### Goal of the exercise:
The data below should be printed in full, exactly, and without any of its images.
** Begin **
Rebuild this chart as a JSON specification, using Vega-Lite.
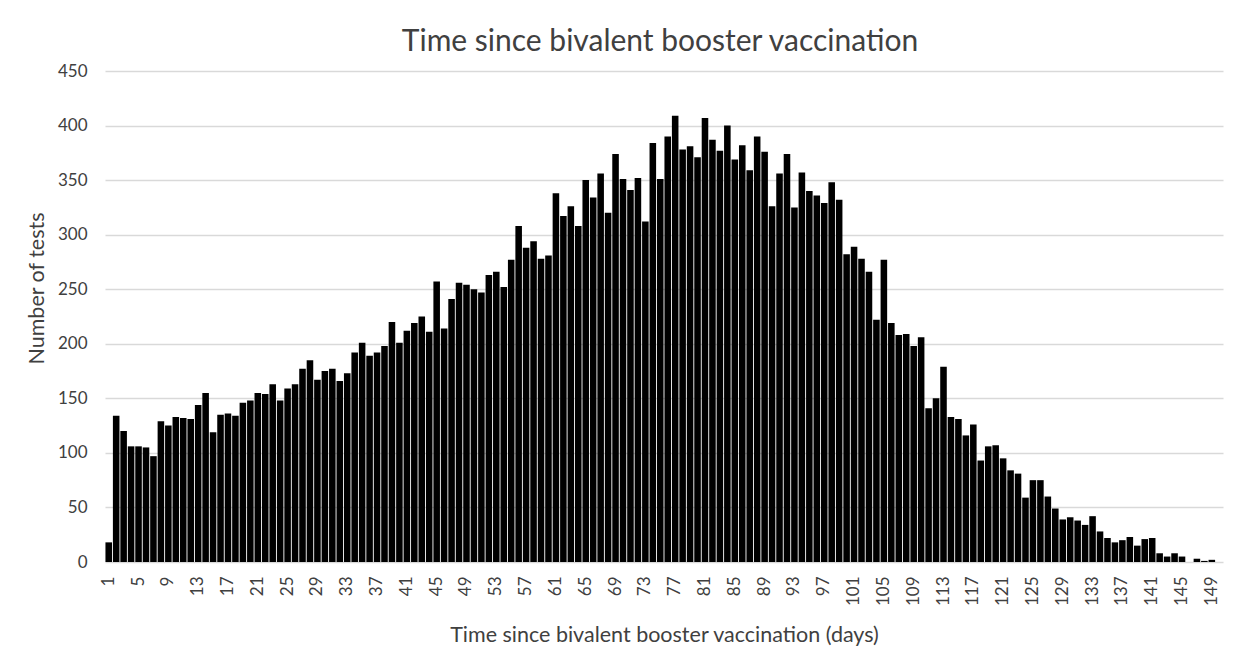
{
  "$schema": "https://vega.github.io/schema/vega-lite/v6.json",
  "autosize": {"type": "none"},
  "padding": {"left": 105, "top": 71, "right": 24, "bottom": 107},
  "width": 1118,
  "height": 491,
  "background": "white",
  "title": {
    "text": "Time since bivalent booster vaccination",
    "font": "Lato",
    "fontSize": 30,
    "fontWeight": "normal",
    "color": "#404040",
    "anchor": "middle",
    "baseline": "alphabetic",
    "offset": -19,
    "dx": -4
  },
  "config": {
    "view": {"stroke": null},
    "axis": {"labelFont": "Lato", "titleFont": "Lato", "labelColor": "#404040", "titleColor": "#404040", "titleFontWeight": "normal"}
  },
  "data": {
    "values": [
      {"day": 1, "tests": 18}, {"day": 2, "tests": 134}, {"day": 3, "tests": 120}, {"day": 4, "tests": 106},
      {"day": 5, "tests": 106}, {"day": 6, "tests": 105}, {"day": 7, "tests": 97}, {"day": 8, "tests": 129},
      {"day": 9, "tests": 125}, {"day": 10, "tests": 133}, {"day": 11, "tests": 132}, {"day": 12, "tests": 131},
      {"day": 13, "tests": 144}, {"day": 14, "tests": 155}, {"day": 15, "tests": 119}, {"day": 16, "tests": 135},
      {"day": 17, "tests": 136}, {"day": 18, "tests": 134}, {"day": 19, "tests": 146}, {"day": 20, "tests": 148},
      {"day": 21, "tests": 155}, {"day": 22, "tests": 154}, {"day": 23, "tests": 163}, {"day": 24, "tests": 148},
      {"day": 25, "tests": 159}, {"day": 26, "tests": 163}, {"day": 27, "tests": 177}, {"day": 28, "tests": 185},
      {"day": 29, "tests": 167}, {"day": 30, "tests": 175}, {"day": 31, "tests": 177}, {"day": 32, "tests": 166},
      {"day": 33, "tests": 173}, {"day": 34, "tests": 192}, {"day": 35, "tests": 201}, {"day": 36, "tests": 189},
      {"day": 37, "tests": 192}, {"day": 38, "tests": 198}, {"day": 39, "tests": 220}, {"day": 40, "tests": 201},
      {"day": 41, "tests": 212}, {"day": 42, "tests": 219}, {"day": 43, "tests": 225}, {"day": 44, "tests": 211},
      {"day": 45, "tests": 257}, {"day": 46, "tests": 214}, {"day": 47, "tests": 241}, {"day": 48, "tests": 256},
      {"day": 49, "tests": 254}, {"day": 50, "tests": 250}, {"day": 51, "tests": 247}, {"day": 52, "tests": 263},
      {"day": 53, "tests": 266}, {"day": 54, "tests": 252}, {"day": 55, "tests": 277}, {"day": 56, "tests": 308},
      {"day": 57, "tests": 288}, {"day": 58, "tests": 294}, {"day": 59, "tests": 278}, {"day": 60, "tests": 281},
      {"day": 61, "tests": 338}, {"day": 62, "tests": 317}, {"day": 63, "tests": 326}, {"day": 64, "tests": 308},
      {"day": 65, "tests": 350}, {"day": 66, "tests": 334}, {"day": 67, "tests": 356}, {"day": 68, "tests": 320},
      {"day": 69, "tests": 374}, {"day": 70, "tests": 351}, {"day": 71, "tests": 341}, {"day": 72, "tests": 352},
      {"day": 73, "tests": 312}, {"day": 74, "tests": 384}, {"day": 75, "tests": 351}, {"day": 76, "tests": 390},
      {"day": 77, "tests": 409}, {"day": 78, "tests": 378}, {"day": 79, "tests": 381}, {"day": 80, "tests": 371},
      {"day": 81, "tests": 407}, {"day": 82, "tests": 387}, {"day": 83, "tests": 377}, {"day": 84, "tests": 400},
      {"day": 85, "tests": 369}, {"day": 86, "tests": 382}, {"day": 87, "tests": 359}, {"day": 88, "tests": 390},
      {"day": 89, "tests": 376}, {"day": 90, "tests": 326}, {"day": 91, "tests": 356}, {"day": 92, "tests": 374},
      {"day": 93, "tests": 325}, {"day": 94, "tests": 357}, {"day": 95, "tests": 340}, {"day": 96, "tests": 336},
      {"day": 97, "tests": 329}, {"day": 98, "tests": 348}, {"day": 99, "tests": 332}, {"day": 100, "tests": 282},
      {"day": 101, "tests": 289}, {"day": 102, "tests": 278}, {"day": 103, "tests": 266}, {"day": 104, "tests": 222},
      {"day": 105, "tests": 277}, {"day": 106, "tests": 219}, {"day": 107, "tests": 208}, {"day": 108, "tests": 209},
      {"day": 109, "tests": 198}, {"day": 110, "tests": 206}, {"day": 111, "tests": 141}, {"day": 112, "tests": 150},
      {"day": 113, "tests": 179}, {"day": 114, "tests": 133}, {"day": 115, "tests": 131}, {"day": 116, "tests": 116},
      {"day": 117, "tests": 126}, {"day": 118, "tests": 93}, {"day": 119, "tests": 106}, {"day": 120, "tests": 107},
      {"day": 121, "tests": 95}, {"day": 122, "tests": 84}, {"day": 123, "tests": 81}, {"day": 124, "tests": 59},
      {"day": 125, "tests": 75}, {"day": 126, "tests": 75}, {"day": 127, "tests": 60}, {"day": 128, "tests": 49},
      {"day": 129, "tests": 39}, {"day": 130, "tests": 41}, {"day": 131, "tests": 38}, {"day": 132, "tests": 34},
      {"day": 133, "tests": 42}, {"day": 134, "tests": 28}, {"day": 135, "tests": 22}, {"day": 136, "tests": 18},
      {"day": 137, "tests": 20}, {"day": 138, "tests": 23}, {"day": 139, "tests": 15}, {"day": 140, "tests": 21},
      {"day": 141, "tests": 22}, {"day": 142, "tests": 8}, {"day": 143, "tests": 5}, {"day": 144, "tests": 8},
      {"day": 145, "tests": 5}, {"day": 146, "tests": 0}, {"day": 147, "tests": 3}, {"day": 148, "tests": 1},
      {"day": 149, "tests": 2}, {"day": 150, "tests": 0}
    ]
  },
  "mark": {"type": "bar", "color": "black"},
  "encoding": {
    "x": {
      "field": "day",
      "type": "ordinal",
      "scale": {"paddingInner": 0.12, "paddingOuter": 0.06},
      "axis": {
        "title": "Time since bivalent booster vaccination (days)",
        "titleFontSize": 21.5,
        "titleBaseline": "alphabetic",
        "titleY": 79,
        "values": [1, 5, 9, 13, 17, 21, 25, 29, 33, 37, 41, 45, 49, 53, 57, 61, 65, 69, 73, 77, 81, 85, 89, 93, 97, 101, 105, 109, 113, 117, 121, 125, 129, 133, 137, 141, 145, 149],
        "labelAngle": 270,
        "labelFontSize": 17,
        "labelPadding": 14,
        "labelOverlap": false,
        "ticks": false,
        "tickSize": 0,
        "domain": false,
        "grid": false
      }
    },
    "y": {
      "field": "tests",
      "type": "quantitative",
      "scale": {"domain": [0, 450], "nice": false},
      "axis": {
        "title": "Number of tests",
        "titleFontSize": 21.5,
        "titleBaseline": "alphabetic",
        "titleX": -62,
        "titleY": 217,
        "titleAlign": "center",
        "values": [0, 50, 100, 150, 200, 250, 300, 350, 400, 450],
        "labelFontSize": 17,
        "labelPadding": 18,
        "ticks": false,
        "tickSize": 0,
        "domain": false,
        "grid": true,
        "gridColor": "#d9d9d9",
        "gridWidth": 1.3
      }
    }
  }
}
** End **
### Response:
Rebuild this chart as a JSON specification, using Vega-Lite.
{
  "$schema": "https://vega.github.io/schema/vega-lite/v6.json",
  "autosize": {"type": "none"},
  "padding": {"left": 105, "top": 71, "right": 24, "bottom": 107},
  "width": 1118,
  "height": 491,
  "background": "white",
  "title": {
    "text": "Time since bivalent booster vaccination",
    "font": "Lato",
    "fontSize": 30,
    "fontWeight": "normal",
    "color": "#404040",
    "anchor": "middle",
    "baseline": "alphabetic",
    "offset": -19,
    "dx": -4
  },
  "config": {
    "view": {"stroke": null},
    "axis": {"labelFont": "Lato", "titleFont": "Lato", "labelColor": "#404040", "titleColor": "#404040", "titleFontWeight": "normal"}
  },
  "data": {
    "values": [
      {"day": 1, "tests": 18}, {"day": 2, "tests": 134}, {"day": 3, "tests": 120}, {"day": 4, "tests": 106},
      {"day": 5, "tests": 106}, {"day": 6, "tests": 105}, {"day": 7, "tests": 97}, {"day": 8, "tests": 129},
      {"day": 9, "tests": 125}, {"day": 10, "tests": 133}, {"day": 11, "tests": 132}, {"day": 12, "tests": 131},
      {"day": 13, "tests": 144}, {"day": 14, "tests": 155}, {"day": 15, "tests": 119}, {"day": 16, "tests": 135},
      {"day": 17, "tests": 136}, {"day": 18, "tests": 134}, {"day": 19, "tests": 146}, {"day": 20, "tests": 148},
      {"day": 21, "tests": 155}, {"day": 22, "tests": 154}, {"day": 23, "tests": 163}, {"day": 24, "tests": 148},
      {"day": 25, "tests": 159}, {"day": 26, "tests": 163}, {"day": 27, "tests": 177}, {"day": 28, "tests": 185},
      {"day": 29, "tests": 167}, {"day": 30, "tests": 175}, {"day": 31, "tests": 177}, {"day": 32, "tests": 166},
      {"day": 33, "tests": 173}, {"day": 34, "tests": 192}, {"day": 35, "tests": 201}, {"day": 36, "tests": 189},
      {"day": 37, "tests": 192}, {"day": 38, "tests": 198}, {"day": 39, "tests": 220}, {"day": 40, "tests": 201},
      {"day": 41, "tests": 212}, {"day": 42, "tests": 219}, {"day": 43, "tests": 225}, {"day": 44, "tests": 211},
      {"day": 45, "tests": 257}, {"day": 46, "tests": 214}, {"day": 47, "tests": 241}, {"day": 48, "tests": 256},
      {"day": 49, "tests": 254}, {"day": 50, "tests": 250}, {"day": 51, "tests": 247}, {"day": 52, "tests": 263},
      {"day": 53, "tests": 266}, {"day": 54, "tests": 252}, {"day": 55, "tests": 277}, {"day": 56, "tests": 308},
      {"day": 57, "tests": 288}, {"day": 58, "tests": 294}, {"day": 59, "tests": 278}, {"day": 60, "tests": 281},
      {"day": 61, "tests": 338}, {"day": 62, "tests": 317}, {"day": 63, "tests": 326}, {"day": 64, "tests": 308},
      {"day": 65, "tests": 350}, {"day": 66, "tests": 334}, {"day": 67, "tests": 356}, {"day": 68, "tests": 320},
      {"day": 69, "tests": 374}, {"day": 70, "tests": 351}, {"day": 71, "tests": 341}, {"day": 72, "tests": 352},
      {"day": 73, "tests": 312}, {"day": 74, "tests": 384}, {"day": 75, "tests": 351}, {"day": 76, "tests": 390},
      {"day": 77, "tests": 409}, {"day": 78, "tests": 378}, {"day": 79, "tests": 381}, {"day": 80, "tests": 371},
      {"day": 81, "tests": 407}, {"day": 82, "tests": 387}, {"day": 83, "tests": 377}, {"day": 84, "tests": 400},
      {"day": 85, "tests": 369}, {"day": 86, "tests": 382}, {"day": 87, "tests": 359}, {"day": 88, "tests": 390},
      {"day": 89, "tests": 376}, {"day": 90, "tests": 326}, {"day": 91, "tests": 356}, {"day": 92, "tests": 374},
      {"day": 93, "tests": 325}, {"day": 94, "tests": 357}, {"day": 95, "tests": 340}, {"day": 96, "tests": 336},
      {"day": 97, "tests": 329}, {"day": 98, "tests": 348}, {"day": 99, "tests": 332}, {"day": 100, "tests": 282},
      {"day": 101, "tests": 289}, {"day": 102, "tests": 278}, {"day": 103, "tests": 266}, {"day": 104, "tests": 222},
      {"day": 105, "tests": 277}, {"day": 106, "tests": 219}, {"day": 107, "tests": 208}, {"day": 108, "tests": 209},
      {"day": 109, "tests": 198}, {"day": 110, "tests": 206}, {"day": 111, "tests": 141}, {"day": 112, "tests": 150},
      {"day": 113, "tests": 179}, {"day": 114, "tests": 133}, {"day": 115, "tests": 131}, {"day": 116, "tests": 116},
      {"day": 117, "tests": 126}, {"day": 118, "tests": 93}, {"day": 119, "tests": 106}, {"day": 120, "tests": 107},
      {"day": 121, "tests": 95}, {"day": 122, "tests": 84}, {"day": 123, "tests": 81}, {"day": 124, "tests": 59},
      {"day": 125, "tests": 75}, {"day": 126, "tests": 75}, {"day": 127, "tests": 60}, {"day": 128, "tests": 49},
      {"day": 129, "tests": 39}, {"day": 130, "tests": 41}, {"day": 131, "tests": 38}, {"day": 132, "tests": 34},
      {"day": 133, "tests": 42}, {"day": 134, "tests": 28}, {"day": 135, "tests": 22}, {"day": 136, "tests": 18},
      {"day": 137, "tests": 20}, {"day": 138, "tests": 23}, {"day": 139, "tests": 15}, {"day": 140, "tests": 21},
      {"day": 141, "tests": 22}, {"day": 142, "tests": 8}, {"day": 143, "tests": 5}, {"day": 144, "tests": 8},
      {"day": 145, "tests": 5}, {"day": 146, "tests": 0}, {"day": 147, "tests": 3}, {"day": 148, "tests": 1},
      {"day": 149, "tests": 2}, {"day": 150, "tests": 0}
    ]
  },
  "mark": {"type": "bar", "color": "black"},
  "encoding": {
    "x": {
      "field": "day",
      "type": "ordinal",
      "scale": {"paddingInner": 0.12, "paddingOuter": 0.06},
      "axis": {
        "title": "Time since bivalent booster vaccination (days)",
        "titleFontSize": 21.5,
        "titleBaseline": "alphabetic",
        "titleY": 79,
        "values": [1, 5, 9, 13, 17, 21, 25, 29, 33, 37, 41, 45, 49, 53, 57, 61, 65, 69, 73, 77, 81, 85, 89, 93, 97, 101, 105, 109, 113, 117, 121, 125, 129, 133, 137, 141, 145, 149],
        "labelAngle": 270,
        "labelFontSize": 17,
        "labelPadding": 14,
        "labelOverlap": false,
        "ticks": false,
        "tickSize": 0,
        "domain": false,
        "grid": false
      }
    },
    "y": {
      "field": "tests",
      "type": "quantitative",
      "scale": {"domain": [0, 450], "nice": false},
      "axis": {
        "title": "Number of tests",
        "titleFontSize": 21.5,
        "titleBaseline": "alphabetic",
        "titleX": -62,
        "titleY": 217,
        "titleAlign": "center",
        "values": [0, 50, 100, 150, 200, 250, 300, 350, 400, 450],
        "labelFontSize": 17,
        "labelPadding": 18,
        "ticks": false,
        "tickSize": 0,
        "domain": false,
        "grid": true,
        "gridColor": "#d9d9d9",
        "gridWidth": 1.3
      }
    }
  }
}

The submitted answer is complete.